## Material provided
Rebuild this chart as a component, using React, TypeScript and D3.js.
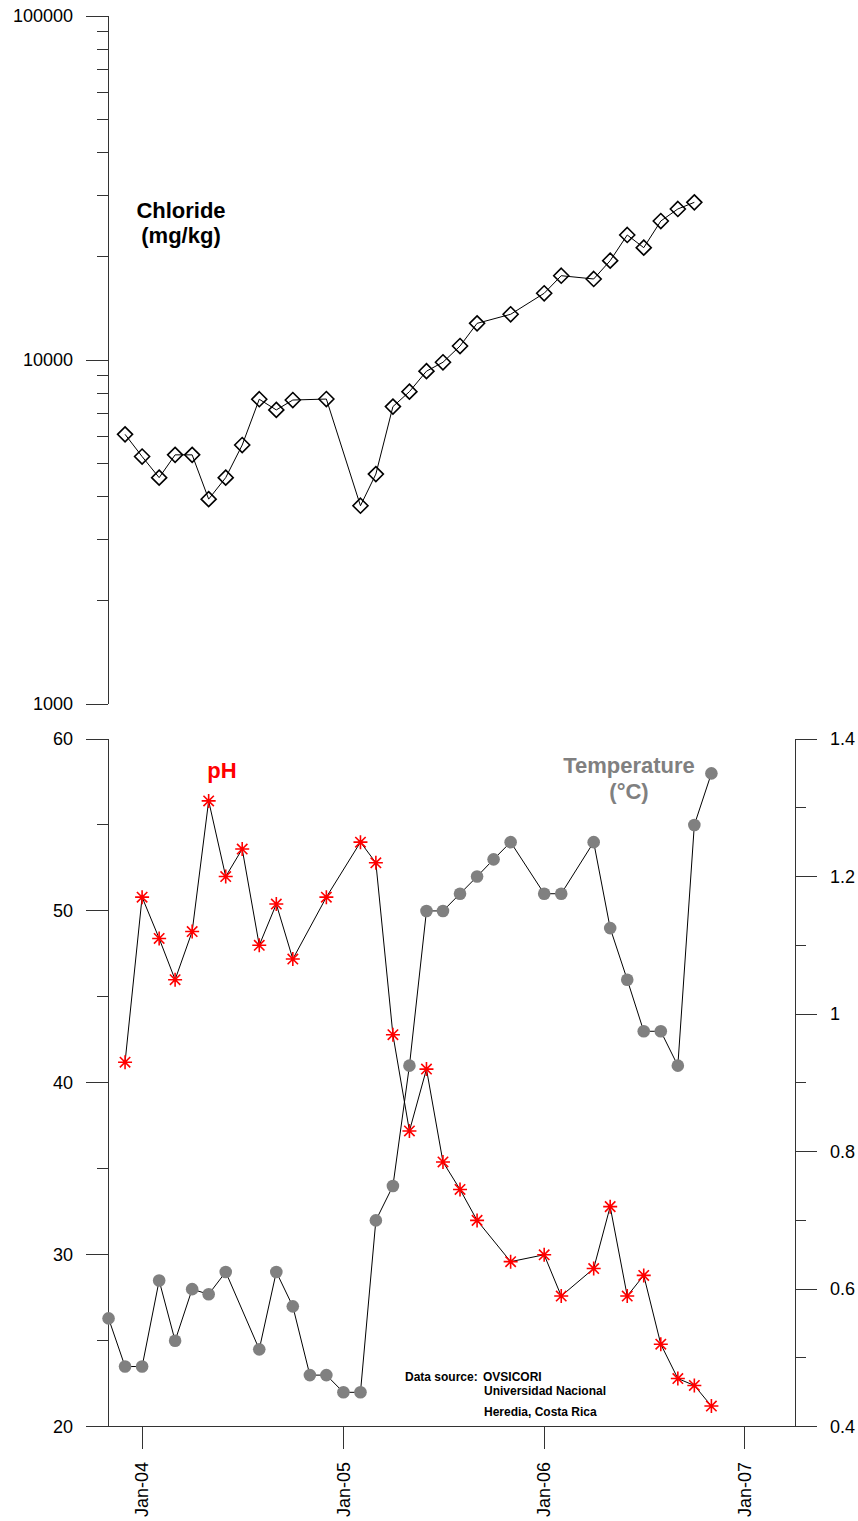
import React from 'react';
import * as d3 from 'd3';

// Chloride (mg/kg), log axis
const chlorideMonths = ['2003-12', '2004-01', '2004-02', '2004-03', '2004-04', '2004-05', '2004-06', '2004-07', '2004-08', '2004-09', '2004-10', '2004-12', '2005-02', '2005-03', '2005-04', '2005-05', '2005-06', '2005-07', '2005-08', '2005-09', '2005-11', '2006-01', '2006-02', '2006-04', '2006-05', '2006-06', '2006-07', '2006-08', '2006-09', '2006-10'];
const chlorideValues = [6080, 5240, 4550, 5300, 5300, 3940, 4550, 5660, 7690, 7160, 7650, 7700, 3770, 4660, 7320, 8090, 9280, 9850, 10980, 12780, 13580, 15630, 17580, 17200, 19440, 23090, 21210, 25350, 27480, 28730];

// Temperature (°C), left axis of lower panel
const tempMonths = ['2003-11', '2003-12', '2004-01', '2004-02', '2004-03', '2004-04', '2004-05', '2004-06', '2004-08', '2004-09', '2004-10', '2004-11', '2004-12', '2005-01', '2005-02', '2005-03', '2005-04', '2005-05', '2005-06', '2005-07', '2005-08', '2005-09', '2005-10', '2005-11', '2006-01', '2006-02', '2006-04', '2006-05', '2006-06', '2006-07', '2006-08', '2006-09', '2006-10', '2006-11'];
const tempValues = [26.3, 23.5, 23.5, 28.5, 25, 28, 27.7, 29, 24.5, 29, 27, 23, 23, 22, 22, 32, 34, 41, 50, 50, 51, 52, 53, 54, 51, 51, 54, 49, 46, 43, 43, 41, 55, 58];

// pH, right axis of lower panel
const phMonths = ['2003-12', '2004-01', '2004-02', '2004-03', '2004-04', '2004-05', '2004-06', '2004-07', '2004-08', '2004-09', '2004-10', '2004-12', '2005-02', '2005-03', '2005-04', '2005-05', '2005-06', '2005-07', '2005-08', '2005-09', '2005-11', '2006-01', '2006-02', '2006-04', '2006-05', '2006-06', '2006-07', '2006-08', '2006-09', '2006-10', '2006-11'];
const phValues = [0.93, 1.17, 1.11, 1.05, 1.12, 1.31, 1.2, 1.24, 1.1, 1.16, 1.08, 1.17, 1.25, 1.22, 0.97, 0.83, 0.92, 0.785, 0.745, 0.7, 0.64, 0.65, 0.59, 0.63, 0.72, 0.59, 0.62, 0.52, 0.47, 0.46, 0.43];

const xTickYears = [2004, 2005, 2006, 2007];
const clMajor = [1000, 10000, 100000];
const tempMajor = [20, 30, 40, 50, 60];
const tempMinor = [25, 35, 45, 55];
const phMajor = [0.4, 0.6, 0.8, 1.0, 1.2, 1.4];
const phMinor = [0.5, 0.7, 0.9, 1.1, 1.3];

const FONT = 'Liberation Sans, Arial, sans-serif';
const W = 858;
const H = 1521;
const left = 108;
const right = 795;

const parse = d3.timeParse('%Y-%m');
const fmt = d3.timeFormat('%b-%y');

const x = d3.scaleTime()
    .domain([new Date(2003, 9, 31), new Date(2007, 3, 2)])
    .range([left, right]);
const yCl = d3.scaleLog().domain([1000, 100000]).range([704, 16]);
const yT = d3.scaleLinear().domain([20, 60]).range([1426.7, 739]);
const yPh = d3.scaleLinear().domain([0.4, 1.4]).range([1426.7, 739]);

const clData = chlorideMonths.map((m, i) => ({ d: parse(m) as Date, v: chlorideValues[i] }));
const tData = tempMonths.map((m, i) => ({ d: parse(m) as Date, v: tempValues[i] }));
const phData = phMonths.map((m, i) => ({ d: parse(m) as Date, v: phValues[i] }));

const clMinor: number[] = [];
[1000, 10000].forEach(b => { for (let k = 2; k <= 9; k++) clMinor.push(b * k); });

const diamond = 'M0,-7.5L7.5,0L0,7.5L-7.5,0Z';
const star = 'M-7,0H7M0,-7V7M-5.2,-5.2L5.2,5.2M-5.2,5.2L5.2,-5.2';

const App: React.FC = () => {
    const lineCl = d3.line<{ d: Date; v: number }>().x(p => x(p.d)).y(p => yCl(p.v));
    const lineT = d3.line<{ d: Date; v: number }>().x(p => x(p.d)).y(p => yT(p.v));
    const linePh = d3.line<{ d: Date; v: number }>().x(p => x(p.d)).y(p => yPh(p.v));
    const axisCol = '#333';

    return (
        <svg width={W} height={H} style={{ position: 'absolute', left: 0, top: 0, background: '#fff' }} fontFamily={FONT}>
            {/* upper panel: chloride */}
            <g shapeRendering="crispEdges" stroke={axisCol}>
                <line x1={left} x2={left} y1={yCl(100000)} y2={yCl(1000)} />
                {clMajor.map(t => <line key={t} x1={left - 22} x2={left} y1={yCl(t)} y2={yCl(t)} />)}
                {clMinor.map(t => <line key={t} x1={left - 11} x2={left} y1={yCl(t)} y2={yCl(t)} />)}
            </g>
            {clMajor.map(t => (
                <text key={t} x={73} y={yCl(t)} dy="0.35em" textAnchor="end" fontSize={18}>{t}</text>
            ))}
            <path d={lineCl(clData) || ''} fill="none" stroke="#000" strokeWidth={1} />
            {clData.map((p, i) => (
                <path key={i} d={diamond} transform={`translate(${x(p.d)},${yCl(p.v)})`} fill="none" stroke="#000" strokeWidth={1.6} />
            ))}
            <text x={181} y={218} textAnchor="middle" fontSize={22} fontWeight="bold">Chloride</text>
            <text x={181} y={243} textAnchor="middle" fontSize={22} fontWeight="bold">(mg/kg)</text>

            {/* lower panel axes */}
            <g shapeRendering="crispEdges" stroke={axisCol}>
                <line x1={left} x2={left} y1={yT(60)} y2={yT(20)} />
                <line x1={right} x2={right} y1={yPh(1.4)} y2={yPh(0.4)} />
                <line x1={left} x2={right} y1={yT(20)} y2={yT(20)} />
                {tempMajor.map(t => <line key={t} x1={left - 22} x2={left} y1={yT(t)} y2={yT(t)} />)}
                {tempMinor.map(t => <line key={t} x1={left - 11} x2={left} y1={yT(t)} y2={yT(t)} />)}
                {phMajor.map(t => <line key={t} x1={right} x2={right + 22} y1={yPh(t)} y2={yPh(t)} />)}
                {phMinor.map(t => <line key={t} x1={right} x2={right + 11} y1={yPh(t)} y2={yPh(t)} />)}
                {xTickYears.map(yr => {
                    const xx = x(new Date(yr, 0, 1));
                    return <line key={yr} x1={xx} x2={xx} y1={yT(20)} y2={yT(20) + 22} />;
                })}
            </g>
            {tempMajor.map(t => (
                <text key={t} x={73} y={yT(t)} dy="0.35em" textAnchor="end" fontSize={18}>{t}</text>
            ))}
            {phMajor.map(t => (
                <text key={t} x={830} y={yPh(t)} dy="0.35em" textAnchor="start" fontSize={18}>{String(+t.toFixed(1))}</text>
            ))}
            {xTickYears.map(yr => {
                const xx = x(new Date(yr, 0, 1));
                return (
                    <text key={yr} transform={`translate(${xx},1462) rotate(-90)`} dy="0.35em" textAnchor="end" fontSize={18}>
                        {fmt(new Date(yr, 0, 1))}
                    </text>
                );
            })}

            {/* series */}
            <path d={lineT(tData) || ''} fill="none" stroke="#000" strokeWidth={1} />
            <path d={linePh(phData) || ''} fill="none" stroke="#000" strokeWidth={1} />
            {tData.map((p, i) => (
                <circle key={i} cx={x(p.d)} cy={yT(p.v)} r={6.3} fill="#808080" />
            ))}
            {phData.map((p, i) => (
                <path key={i} d={star} transform={`translate(${x(p.d)},${yPh(p.v)})`} fill="none" stroke="#ff0000" strokeWidth={1.6} />
            ))}

            <text x={222} y={778} textAnchor="middle" fontSize={22} fontWeight="bold" fill="#ff0000">pH</text>
            <text x={629} y={773} textAnchor="middle" fontSize={22} fontWeight="bold" fill="#808080">Temperature</text>
            <text x={629} y={799} textAnchor="middle" fontSize={22} fontWeight="bold" fill="#808080">(°C)</text>

            <g fontSize={12} fontWeight="bold">
                <text x={405} y={1381}>Data source:</text>
                <text x={483} y={1381}>OVSICORI</text>
                <text x={484} y={1395}>Universidad Nacional</text>
                <text x={484} y={1416}>Heredia, Costa Rica</text>
            </g>
        </svg>
    );
};

export default App;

## Your instructions
Starting at the first line of the material, output exactly the lines up to and including the one with "import * as d3 from 'd3';". Do not include the pictures.

## Output for this task
Rebuild this chart as a component, using React, TypeScript and D3.js.
import React from 'react';
import * as d3 from 'd3';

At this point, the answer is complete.